Playing games for the game club often times feels like homework, and I either avoid it entirely… or put it off until the point where I cannot reasonably finish the game before the show. There is a big reasons why I don’t really do reviews, because I never really have that drive to finish games. In fact I have the opposite drive. When I get sucked into a story and a world, there is a part of me that never wants the journey to end. So I have found myself constantly reaching points in games where I am a few hours from the end… and then I simply never make that finish push. It is like so long as I do not cross that hill then the adventure never has to end. All of that said… I didn’t want this to be the case with Tyranny because I had a really amazing first weekend playing the game… but stalled out at some point during the middle section. However over the last few weeks I have tried to put in a few hours, every few nights hoping to pull through on the other side and get to a place in the game where the pace quickened once more. Last night I seemed to hit that stride and found myself completely unable to stop playing as I circled the ending and finally finished around 11:30 last night. I was not going to sleep without completing this… or at least what I hoped and apparently guessed right was going to be the ending. All of this said… I absolutely crave a continuation. I want dlc or a sequel that lets me continue on from the point I reached in the main games arc.
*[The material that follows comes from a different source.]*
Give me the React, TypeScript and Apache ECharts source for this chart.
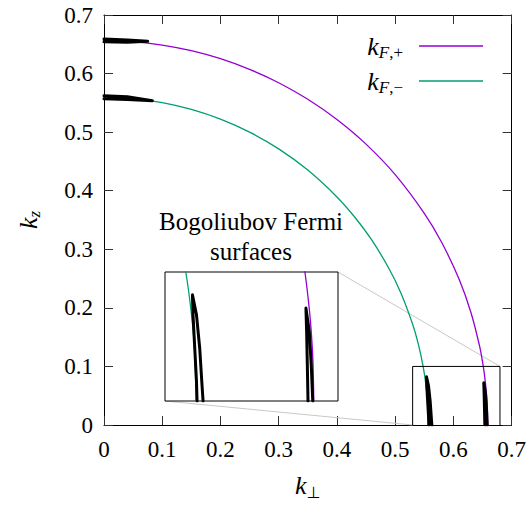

I don’t really want to go into a lot of details because I am largely saving them up for the podcast, but I have to say… this was a really great game. More shockingly it goes on the pile of games that I want to play through a second or third time because along the journey you have to make so many choices. There are things that I did that I might have done differently. The game is absolutely brutal in forcing you down a path based on your actions, and not letting you wriggle out from under those actions without consequences. In many ways it reminds me of the way Undertale did this, with the exception that at least here you can reload a save file and try again. However usually by the time you reach one of these branching points… it is too late because a series of tiny decisions will ultimately make or break your choices when it comes to a larger one. The game flips so many conventions on its head, as you play through as the functional “bad guy” in the story… but one that is entirely capable of making fair and just choices in spite of this fact. In many ways there are chunks of my play through that remind me of what it was like trying to play a Light Side Sith in Star Wars Knights of the Old Republic. I did not succeed entirely but in the grand scheme I thought I was doing a good job of walking the line… until I reached the end and was forced to account for all of my past decisions. This game remembers… and winds up rubbing your nose in them… forcing you to confront the ramifications of each minor choice. All told start to finish I spent 14 hours… and could have probably easily spent another 10 hours were I not rushing towards a fixed goal. I highly suggest checking out this game if you are into classic Baldur’s Gate era PC RPGs.